Mohammed Hamzah Khan, an American citizen who hails from the Chicago suburb of Bolingbrook, was arrested at O’Hare International Airport as he attempted to pass through security. After being questioned, the FBI executed a search warrant of his home and found a letter to his parents outlining his plans and other documents which indicated he planned to cross the Turkey-Syria border to reach the Islamic State.

Khan has been charged with attempting to provide material support to a foreign terrorist group, a charge which carries a maximum penalty of 15 years.

According to the FBI, about 12 Americans are known to be fighting alongside Islamic State militants in Syria right now. About 100 have attempted to reach the group and failed or returned to the U.S. after their attempt.

DeBlasio aide investigated for failure to disclose relationship with felon

A formal inquiry was launched last week to examine the decision by a top aide to Mayor Bill DeBlasio who failed to report that she was living with a man with a serious criminal record.

Rachel Noerdlinger, who works as chief-of-staff for Mayor Bill DeBlasio’s wife Chirlane McCray, is under scrutiny for failing to report that her live-in boyfriend Hassaun McFarlan had a history of five criminal infractions, including a manslaughter conviction in 1993 and interstate drug trafficking charges in 2003.

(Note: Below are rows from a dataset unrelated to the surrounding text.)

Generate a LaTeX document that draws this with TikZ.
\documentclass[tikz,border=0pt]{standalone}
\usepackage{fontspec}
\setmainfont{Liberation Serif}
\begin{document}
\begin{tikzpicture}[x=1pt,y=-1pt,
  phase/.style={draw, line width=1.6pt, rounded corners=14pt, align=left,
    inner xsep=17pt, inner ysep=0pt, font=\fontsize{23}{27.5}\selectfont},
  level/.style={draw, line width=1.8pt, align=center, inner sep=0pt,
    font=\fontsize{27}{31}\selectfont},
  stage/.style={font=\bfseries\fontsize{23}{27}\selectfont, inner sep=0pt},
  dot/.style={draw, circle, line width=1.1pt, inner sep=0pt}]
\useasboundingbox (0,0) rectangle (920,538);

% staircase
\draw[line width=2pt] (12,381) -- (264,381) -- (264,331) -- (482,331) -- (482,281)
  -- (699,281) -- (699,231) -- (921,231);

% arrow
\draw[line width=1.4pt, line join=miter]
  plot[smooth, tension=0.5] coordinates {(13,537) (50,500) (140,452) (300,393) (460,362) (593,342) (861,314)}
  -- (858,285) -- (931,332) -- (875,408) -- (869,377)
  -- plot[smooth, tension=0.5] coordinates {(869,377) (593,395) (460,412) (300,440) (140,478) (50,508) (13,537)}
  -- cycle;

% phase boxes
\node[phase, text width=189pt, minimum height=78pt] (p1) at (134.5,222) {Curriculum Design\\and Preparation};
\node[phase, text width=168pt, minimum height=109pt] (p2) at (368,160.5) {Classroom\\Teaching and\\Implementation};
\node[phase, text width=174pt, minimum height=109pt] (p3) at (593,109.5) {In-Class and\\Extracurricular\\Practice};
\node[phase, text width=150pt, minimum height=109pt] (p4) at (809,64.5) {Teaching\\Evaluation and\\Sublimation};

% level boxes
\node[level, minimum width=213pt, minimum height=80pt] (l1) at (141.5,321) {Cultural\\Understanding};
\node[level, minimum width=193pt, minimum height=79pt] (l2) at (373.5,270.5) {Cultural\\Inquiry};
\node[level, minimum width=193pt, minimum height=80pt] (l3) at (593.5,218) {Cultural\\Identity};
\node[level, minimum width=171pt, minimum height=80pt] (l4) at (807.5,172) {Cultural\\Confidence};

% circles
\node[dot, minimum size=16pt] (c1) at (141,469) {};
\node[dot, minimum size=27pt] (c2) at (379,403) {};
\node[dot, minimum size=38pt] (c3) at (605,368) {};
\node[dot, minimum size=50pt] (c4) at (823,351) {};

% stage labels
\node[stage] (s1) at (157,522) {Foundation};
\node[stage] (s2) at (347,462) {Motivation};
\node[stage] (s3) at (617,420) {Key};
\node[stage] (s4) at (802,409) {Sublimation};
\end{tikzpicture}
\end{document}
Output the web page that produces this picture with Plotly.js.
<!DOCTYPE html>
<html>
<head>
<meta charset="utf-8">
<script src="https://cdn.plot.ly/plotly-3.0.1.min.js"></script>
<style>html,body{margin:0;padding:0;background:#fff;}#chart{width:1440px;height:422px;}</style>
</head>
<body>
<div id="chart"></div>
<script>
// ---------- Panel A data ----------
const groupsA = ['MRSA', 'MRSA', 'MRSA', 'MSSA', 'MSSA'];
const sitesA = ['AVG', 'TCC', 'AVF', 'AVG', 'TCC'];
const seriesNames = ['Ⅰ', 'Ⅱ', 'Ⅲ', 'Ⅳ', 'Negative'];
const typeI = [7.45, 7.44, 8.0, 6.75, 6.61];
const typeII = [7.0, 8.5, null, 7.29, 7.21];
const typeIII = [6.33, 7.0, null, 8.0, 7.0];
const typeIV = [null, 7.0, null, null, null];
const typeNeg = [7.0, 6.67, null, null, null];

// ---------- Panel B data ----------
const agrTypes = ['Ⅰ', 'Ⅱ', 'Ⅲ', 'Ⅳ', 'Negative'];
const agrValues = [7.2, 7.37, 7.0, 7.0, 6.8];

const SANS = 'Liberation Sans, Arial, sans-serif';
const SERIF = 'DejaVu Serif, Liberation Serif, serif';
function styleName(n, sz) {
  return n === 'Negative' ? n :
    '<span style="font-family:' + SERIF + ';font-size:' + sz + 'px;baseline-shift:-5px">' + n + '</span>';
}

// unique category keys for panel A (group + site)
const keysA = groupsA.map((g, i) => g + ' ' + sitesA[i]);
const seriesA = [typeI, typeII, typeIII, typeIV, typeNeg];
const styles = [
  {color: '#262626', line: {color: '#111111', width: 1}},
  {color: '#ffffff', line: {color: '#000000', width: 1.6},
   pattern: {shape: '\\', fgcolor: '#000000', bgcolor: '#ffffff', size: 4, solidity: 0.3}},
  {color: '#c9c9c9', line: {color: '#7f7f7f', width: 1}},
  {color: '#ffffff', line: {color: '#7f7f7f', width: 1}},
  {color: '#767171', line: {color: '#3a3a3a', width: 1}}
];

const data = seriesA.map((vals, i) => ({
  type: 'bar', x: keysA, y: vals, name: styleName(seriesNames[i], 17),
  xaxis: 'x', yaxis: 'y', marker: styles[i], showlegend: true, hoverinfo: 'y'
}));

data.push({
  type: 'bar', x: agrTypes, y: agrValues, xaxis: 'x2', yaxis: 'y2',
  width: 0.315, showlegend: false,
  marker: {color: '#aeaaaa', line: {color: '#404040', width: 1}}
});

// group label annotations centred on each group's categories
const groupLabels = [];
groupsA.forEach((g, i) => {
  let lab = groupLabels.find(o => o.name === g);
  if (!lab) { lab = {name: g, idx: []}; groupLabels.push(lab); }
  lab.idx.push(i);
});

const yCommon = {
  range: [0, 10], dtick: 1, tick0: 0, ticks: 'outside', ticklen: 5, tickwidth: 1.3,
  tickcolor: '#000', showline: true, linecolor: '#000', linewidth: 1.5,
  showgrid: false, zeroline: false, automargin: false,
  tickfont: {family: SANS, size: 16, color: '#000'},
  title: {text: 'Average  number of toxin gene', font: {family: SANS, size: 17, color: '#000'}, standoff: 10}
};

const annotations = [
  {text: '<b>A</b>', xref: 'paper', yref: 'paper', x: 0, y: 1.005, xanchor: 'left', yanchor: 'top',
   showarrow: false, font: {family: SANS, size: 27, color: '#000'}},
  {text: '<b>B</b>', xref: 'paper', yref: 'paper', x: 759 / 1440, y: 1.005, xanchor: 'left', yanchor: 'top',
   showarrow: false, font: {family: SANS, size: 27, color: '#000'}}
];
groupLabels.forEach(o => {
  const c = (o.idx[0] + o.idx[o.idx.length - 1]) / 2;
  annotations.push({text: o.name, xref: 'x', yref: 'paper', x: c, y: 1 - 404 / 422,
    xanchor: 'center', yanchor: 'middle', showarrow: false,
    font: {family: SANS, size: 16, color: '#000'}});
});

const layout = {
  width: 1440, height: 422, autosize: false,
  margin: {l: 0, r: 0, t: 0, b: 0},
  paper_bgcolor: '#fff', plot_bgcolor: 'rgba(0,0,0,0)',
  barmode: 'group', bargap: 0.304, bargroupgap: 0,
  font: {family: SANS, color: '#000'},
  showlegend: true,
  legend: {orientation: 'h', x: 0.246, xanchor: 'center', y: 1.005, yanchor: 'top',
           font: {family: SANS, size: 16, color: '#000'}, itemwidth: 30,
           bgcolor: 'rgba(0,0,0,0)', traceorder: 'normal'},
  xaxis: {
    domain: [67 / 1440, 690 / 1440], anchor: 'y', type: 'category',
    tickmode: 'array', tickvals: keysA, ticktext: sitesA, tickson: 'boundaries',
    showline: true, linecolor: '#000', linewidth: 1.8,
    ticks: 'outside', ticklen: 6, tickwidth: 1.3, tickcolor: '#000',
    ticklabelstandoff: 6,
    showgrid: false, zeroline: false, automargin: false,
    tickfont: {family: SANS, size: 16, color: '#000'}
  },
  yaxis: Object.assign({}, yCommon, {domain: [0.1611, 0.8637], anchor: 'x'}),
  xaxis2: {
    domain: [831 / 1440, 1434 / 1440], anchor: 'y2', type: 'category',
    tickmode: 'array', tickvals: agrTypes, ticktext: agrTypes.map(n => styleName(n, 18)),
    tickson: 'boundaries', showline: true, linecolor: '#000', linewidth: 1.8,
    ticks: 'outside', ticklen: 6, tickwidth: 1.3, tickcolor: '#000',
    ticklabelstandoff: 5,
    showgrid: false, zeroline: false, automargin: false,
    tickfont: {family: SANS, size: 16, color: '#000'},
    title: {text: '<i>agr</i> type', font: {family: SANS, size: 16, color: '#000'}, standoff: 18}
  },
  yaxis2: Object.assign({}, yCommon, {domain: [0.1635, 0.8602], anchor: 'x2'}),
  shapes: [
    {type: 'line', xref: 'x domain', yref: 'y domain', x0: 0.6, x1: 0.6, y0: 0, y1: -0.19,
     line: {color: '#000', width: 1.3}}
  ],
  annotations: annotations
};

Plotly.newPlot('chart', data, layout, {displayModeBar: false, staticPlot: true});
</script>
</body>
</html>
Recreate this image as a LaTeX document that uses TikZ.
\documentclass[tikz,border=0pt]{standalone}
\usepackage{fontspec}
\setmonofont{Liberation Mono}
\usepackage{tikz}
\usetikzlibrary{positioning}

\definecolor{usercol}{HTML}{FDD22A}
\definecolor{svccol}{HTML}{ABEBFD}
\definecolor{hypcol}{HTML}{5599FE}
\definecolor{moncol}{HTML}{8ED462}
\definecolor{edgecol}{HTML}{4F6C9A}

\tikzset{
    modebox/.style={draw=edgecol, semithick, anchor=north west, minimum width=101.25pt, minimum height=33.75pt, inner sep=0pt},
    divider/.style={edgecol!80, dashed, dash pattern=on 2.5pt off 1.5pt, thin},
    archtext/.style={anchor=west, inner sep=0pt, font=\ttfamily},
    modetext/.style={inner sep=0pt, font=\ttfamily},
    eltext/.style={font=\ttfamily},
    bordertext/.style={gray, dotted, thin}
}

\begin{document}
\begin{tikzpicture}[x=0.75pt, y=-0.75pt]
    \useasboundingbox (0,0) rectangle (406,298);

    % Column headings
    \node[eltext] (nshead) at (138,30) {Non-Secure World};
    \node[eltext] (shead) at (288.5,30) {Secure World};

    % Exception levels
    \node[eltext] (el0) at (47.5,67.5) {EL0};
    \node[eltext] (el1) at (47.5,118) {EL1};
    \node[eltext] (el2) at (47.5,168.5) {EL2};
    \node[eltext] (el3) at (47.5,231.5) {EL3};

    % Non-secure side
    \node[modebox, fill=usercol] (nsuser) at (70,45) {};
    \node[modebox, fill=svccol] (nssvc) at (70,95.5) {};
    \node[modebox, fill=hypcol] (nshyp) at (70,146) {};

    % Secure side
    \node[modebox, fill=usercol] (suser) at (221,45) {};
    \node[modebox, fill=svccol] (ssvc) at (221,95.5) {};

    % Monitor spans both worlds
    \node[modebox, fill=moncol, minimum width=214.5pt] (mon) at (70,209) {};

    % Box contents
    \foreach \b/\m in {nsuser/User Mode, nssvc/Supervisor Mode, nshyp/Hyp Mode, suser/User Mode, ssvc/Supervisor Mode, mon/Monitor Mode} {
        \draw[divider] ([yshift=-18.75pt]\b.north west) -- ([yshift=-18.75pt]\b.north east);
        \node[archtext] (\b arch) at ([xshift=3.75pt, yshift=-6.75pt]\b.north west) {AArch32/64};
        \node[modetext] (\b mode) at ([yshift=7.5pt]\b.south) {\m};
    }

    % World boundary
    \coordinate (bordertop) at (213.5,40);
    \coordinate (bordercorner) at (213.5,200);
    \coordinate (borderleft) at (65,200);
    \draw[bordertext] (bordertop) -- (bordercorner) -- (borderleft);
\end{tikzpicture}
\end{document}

In spite of McFarlan’s past, DeBlasio came to Noerdlinger’s defense, arguing he had “full faith” in her and that the actions of her booyfriend should not be held against her. She is also one of a small number of employees who were granted a special waiver from the requirement that top level City Hall aides reside in New York City.

Before working with McCray’s to boost the New York first lady’s public image, Noerdlinger spent several years as a public relations manager for Rev. Al Sharpton, a major DeBlasio ally.

Waldorf-Astoria Hotel to be sold for $1.95 billion

Ownership of the Waldorf-Astoria Hotel, a famed New York landmark, will soon be transferred to a Chinese company as part of a historic $1.95 billion deal.

Hilton Worldwide Holdings, which currently owns and operates the famed hotel on Park and Lexington Avenues, will sell it to Anbang Insurance Group, which will likely renovate the hotel while Hilton continues to operate the property under a 100 year management contract. They are one of three groups which offered to purchase the hotel.

It has been speculated that Anbang will attempt to convert the 47-story tower’s upscale apartments into condominiums so the company can sell them at a profit.

New Jersey child becomes first fatality of enterovirus outbreak

A young boy fro Hamilton, New Jersey has become the first confirmed death due to enterovirus D68, the severe respiratory illness which has swept across the United States in recent weeks.

Eli Waller, 4, died in his sleep without visible symptoms on September 25, but tests confirmed over the weekend that EV-D68 was responsible for the illness which took his life. He was one of nine confirmed enterovirus cases in the state.

According to the CDC, EV-D68, a respiratory illness which resembles the common cold and most often affects young children, has infected 594 people from mid-August to October 6. Samples of the virus have been detected in four other people who have died, but the exact role of EV-D68 in the deaths is still being examined.

The CDC recommends that those who wish to avoid EV-D68 should use common sanitary and anti-common cold measures such as hand-washing, covering coughs and sneezes and the avoidance of physical contact with EV-D68 patients.